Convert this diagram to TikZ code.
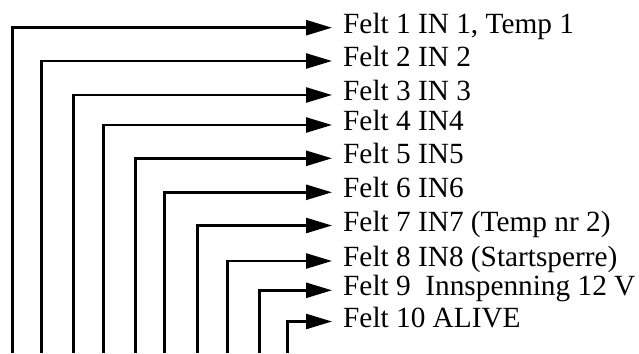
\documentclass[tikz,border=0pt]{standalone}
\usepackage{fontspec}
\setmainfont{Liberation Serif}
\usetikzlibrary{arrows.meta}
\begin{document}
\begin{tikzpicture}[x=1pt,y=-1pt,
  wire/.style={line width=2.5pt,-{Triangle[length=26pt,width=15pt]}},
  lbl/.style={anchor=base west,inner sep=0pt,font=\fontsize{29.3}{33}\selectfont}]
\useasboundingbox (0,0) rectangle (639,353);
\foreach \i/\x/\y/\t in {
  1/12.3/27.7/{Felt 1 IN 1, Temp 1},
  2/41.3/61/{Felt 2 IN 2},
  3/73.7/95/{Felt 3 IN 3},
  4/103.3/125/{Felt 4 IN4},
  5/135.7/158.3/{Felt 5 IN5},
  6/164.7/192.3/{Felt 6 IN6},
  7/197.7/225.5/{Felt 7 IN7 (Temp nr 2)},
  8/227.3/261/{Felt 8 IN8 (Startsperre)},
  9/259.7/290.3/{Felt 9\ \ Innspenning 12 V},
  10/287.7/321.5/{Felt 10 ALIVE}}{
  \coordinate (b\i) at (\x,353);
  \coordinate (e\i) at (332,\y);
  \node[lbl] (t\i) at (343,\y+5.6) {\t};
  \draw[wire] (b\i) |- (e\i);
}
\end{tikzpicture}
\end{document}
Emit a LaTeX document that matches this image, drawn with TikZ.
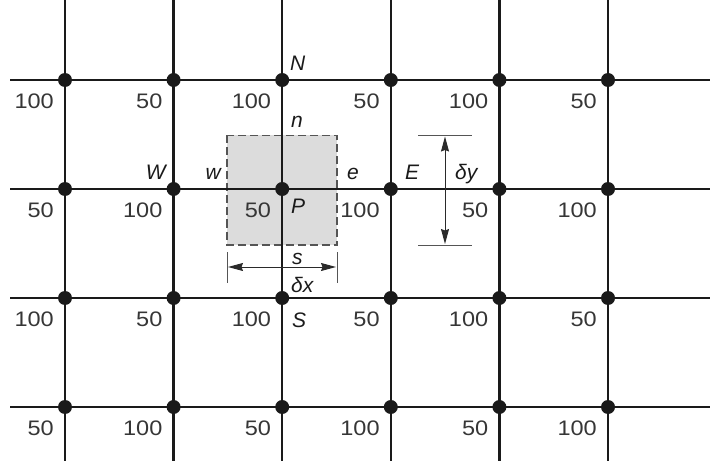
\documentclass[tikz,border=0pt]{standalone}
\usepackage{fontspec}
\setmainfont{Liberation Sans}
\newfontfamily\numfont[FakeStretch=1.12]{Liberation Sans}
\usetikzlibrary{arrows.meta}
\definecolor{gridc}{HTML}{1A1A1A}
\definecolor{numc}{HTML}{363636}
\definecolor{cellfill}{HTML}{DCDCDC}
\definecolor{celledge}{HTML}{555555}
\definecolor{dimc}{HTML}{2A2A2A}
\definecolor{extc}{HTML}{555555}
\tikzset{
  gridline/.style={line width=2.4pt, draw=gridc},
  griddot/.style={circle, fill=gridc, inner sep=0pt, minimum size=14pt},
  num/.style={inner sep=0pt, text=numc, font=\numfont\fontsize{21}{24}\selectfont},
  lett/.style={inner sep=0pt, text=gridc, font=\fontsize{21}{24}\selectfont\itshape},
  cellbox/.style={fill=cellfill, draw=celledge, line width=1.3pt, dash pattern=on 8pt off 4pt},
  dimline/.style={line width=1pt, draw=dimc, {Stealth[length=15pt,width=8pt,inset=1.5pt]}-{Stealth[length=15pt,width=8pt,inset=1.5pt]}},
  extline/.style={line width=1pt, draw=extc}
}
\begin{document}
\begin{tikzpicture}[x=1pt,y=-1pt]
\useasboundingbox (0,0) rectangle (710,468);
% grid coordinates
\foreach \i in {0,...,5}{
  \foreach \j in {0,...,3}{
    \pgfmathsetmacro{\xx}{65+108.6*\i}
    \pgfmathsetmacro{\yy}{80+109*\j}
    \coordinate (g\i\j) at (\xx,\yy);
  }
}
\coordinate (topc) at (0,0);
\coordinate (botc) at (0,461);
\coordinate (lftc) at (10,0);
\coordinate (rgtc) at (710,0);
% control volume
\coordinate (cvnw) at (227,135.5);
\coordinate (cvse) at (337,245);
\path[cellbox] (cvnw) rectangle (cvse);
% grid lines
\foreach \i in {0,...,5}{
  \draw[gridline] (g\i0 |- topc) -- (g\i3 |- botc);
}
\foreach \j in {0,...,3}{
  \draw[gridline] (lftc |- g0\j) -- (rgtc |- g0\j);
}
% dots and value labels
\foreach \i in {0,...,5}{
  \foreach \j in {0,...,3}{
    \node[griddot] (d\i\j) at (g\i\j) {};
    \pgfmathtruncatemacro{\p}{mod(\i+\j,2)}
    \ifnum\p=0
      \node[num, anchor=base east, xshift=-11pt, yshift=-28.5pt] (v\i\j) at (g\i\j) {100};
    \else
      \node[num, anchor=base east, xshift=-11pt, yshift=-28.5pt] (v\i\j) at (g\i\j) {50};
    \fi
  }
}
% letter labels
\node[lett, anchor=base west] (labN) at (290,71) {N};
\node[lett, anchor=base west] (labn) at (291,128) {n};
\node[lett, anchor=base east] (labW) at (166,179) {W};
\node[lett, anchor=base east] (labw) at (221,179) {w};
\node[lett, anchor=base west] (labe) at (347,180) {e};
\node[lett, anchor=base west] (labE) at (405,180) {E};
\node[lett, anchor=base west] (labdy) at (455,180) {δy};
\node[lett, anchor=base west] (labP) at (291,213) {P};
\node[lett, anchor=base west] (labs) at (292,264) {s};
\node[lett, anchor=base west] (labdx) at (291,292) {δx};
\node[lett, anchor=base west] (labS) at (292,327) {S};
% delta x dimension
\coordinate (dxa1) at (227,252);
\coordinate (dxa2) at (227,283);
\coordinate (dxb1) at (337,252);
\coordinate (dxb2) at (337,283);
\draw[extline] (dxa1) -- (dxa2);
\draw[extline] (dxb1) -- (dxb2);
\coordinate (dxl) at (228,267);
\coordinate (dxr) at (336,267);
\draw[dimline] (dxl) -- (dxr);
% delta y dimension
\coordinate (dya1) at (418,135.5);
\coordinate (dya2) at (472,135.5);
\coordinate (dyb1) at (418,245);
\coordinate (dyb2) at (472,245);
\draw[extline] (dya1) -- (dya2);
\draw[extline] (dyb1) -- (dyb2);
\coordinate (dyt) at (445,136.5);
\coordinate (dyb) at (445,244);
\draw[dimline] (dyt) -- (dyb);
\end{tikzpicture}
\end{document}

────────────────────

▶ _Problem description_
Restate the whole listing above exactly, please, omitting every image.

▶ _Written reply_
Convert this diagram to TikZ code.
\documentclass[tikz,border=0pt]{standalone}
\usepackage{fontspec}
\setmainfont{Liberation Serif}
\usetikzlibrary{arrows.meta}
\begin{document}
\begin{tikzpicture}[x=1pt,y=-1pt,
  wire/.style={line width=2.5pt,-{Triangle[length=26pt,width=15pt]}},
  lbl/.style={anchor=base west,inner sep=0pt,font=\fontsize{29.3}{33}\selectfont}]
\useasboundingbox (0,0) rectangle (639,353);
\foreach \i/\x/\y/\t in {
  1/12.3/27.7/{Felt 1 IN 1, Temp 1},
  2/41.3/61/{Felt 2 IN 2},
  3/73.7/95/{Felt 3 IN 3},
  4/103.3/125/{Felt 4 IN4},
  5/135.7/158.3/{Felt 5 IN5},
  6/164.7/192.3/{Felt 6 IN6},
  7/197.7/225.5/{Felt 7 IN7 (Temp nr 2)},
  8/227.3/261/{Felt 8 IN8 (Startsperre)},
  9/259.7/290.3/{Felt 9\ \ Innspenning 12 V},
  10/287.7/321.5/{Felt 10 ALIVE}}{
  \coordinate (b\i) at (\x,353);
  \coordinate (e\i) at (332,\y);
  \node[lbl] (t\i) at (343,\y+5.6) {\t};
  \draw[wire] (b\i) |- (e\i);
}
\end{tikzpicture}
\end{document}
Emit a LaTeX document that matches this image, drawn with TikZ.
\documentclass[tikz,border=0pt]{standalone}
\usepackage{fontspec}
\setmainfont{Liberation Sans}
\newfontfamily\numfont[FakeStretch=1.12]{Liberation Sans}
\usetikzlibrary{arrows.meta}
\definecolor{gridc}{HTML}{1A1A1A}
\definecolor{numc}{HTML}{363636}
\definecolor{cellfill}{HTML}{DCDCDC}
\definecolor{celledge}{HTML}{555555}
\definecolor{dimc}{HTML}{2A2A2A}
\definecolor{extc}{HTML}{555555}
\tikzset{
  gridline/.style={line width=2.4pt, draw=gridc},
  griddot/.style={circle, fill=gridc, inner sep=0pt, minimum size=14pt},
  num/.style={inner sep=0pt, text=numc, font=\numfont\fontsize{21}{24}\selectfont},
  lett/.style={inner sep=0pt, text=gridc, font=\fontsize{21}{24}\selectfont\itshape},
  cellbox/.style={fill=cellfill, draw=celledge, line width=1.3pt, dash pattern=on 8pt off 4pt},
  dimline/.style={line width=1pt, draw=dimc, {Stealth[length=15pt,width=8pt,inset=1.5pt]}-{Stealth[length=15pt,width=8pt,inset=1.5pt]}},
  extline/.style={line width=1pt, draw=extc}
}
\begin{document}
\begin{tikzpicture}[x=1pt,y=-1pt]
\useasboundingbox (0,0) rectangle (710,468);
% grid coordinates
\foreach \i in {0,...,5}{
  \foreach \j in {0,...,3}{
    \pgfmathsetmacro{\xx}{65+108.6*\i}
    \pgfmathsetmacro{\yy}{80+109*\j}
    \coordinate (g\i\j) at (\xx,\yy);
  }
}
\coordinate (topc) at (0,0);
\coordinate (botc) at (0,461);
\coordinate (lftc) at (10,0);
\coordinate (rgtc) at (710,0);
% control volume
\coordinate (cvnw) at (227,135.5);
\coordinate (cvse) at (337,245);
\path[cellbox] (cvnw) rectangle (cvse);
% grid lines
\foreach \i in {0,...,5}{
  \draw[gridline] (g\i0 |- topc) -- (g\i3 |- botc);
}
\foreach \j in {0,...,3}{
  \draw[gridline] (lftc |- g0\j) -- (rgtc |- g0\j);
}
% dots and value labels
\foreach \i in {0,...,5}{
  \foreach \j in {0,...,3}{
    \node[griddot] (d\i\j) at (g\i\j) {};
    \pgfmathtruncatemacro{\p}{mod(\i+\j,2)}
    \ifnum\p=0
      \node[num, anchor=base east, xshift=-11pt, yshift=-28.5pt] (v\i\j) at (g\i\j) {100};
    \else
      \node[num, anchor=base east, xshift=-11pt, yshift=-28.5pt] (v\i\j) at (g\i\j) {50};
    \fi
  }
}
% letter labels
\node[lett, anchor=base west] (labN) at (290,71) {N};
\node[lett, anchor=base west] (labn) at (291,128) {n};
\node[lett, anchor=base east] (labW) at (166,179) {W};
\node[lett, anchor=base east] (labw) at (221,179) {w};
\node[lett, anchor=base west] (labe) at (347,180) {e};
\node[lett, anchor=base west] (labE) at (405,180) {E};
\node[lett, anchor=base west] (labdy) at (455,180) {δy};
\node[lett, anchor=base west] (labP) at (291,213) {P};
\node[lett, anchor=base west] (labs) at (292,264) {s};
\node[lett, anchor=base west] (labdx) at (291,292) {δx};
\node[lett, anchor=base west] (labS) at (292,327) {S};
% delta x dimension
\coordinate (dxa1) at (227,252);
\coordinate (dxa2) at (227,283);
\coordinate (dxb1) at (337,252);
\coordinate (dxb2) at (337,283);
\draw[extline] (dxa1) -- (dxa2);
\draw[extline] (dxb1) -- (dxb2);
\coordinate (dxl) at (228,267);
\coordinate (dxr) at (336,267);
\draw[dimline] (dxl) -- (dxr);
% delta y dimension
\coordinate (dya1) at (418,135.5);
\coordinate (dya2) at (472,135.5);
\coordinate (dyb1) at (418,245);
\coordinate (dyb2) at (472,245);
\draw[extline] (dya1) -- (dya2);
\draw[extline] (dyb1) -- (dyb2);
\coordinate (dyt) at (445,136.5);
\coordinate (dyb) at (445,244);
\draw[dimline] (dyt) -- (dyb);
\end{tikzpicture}
\end{document}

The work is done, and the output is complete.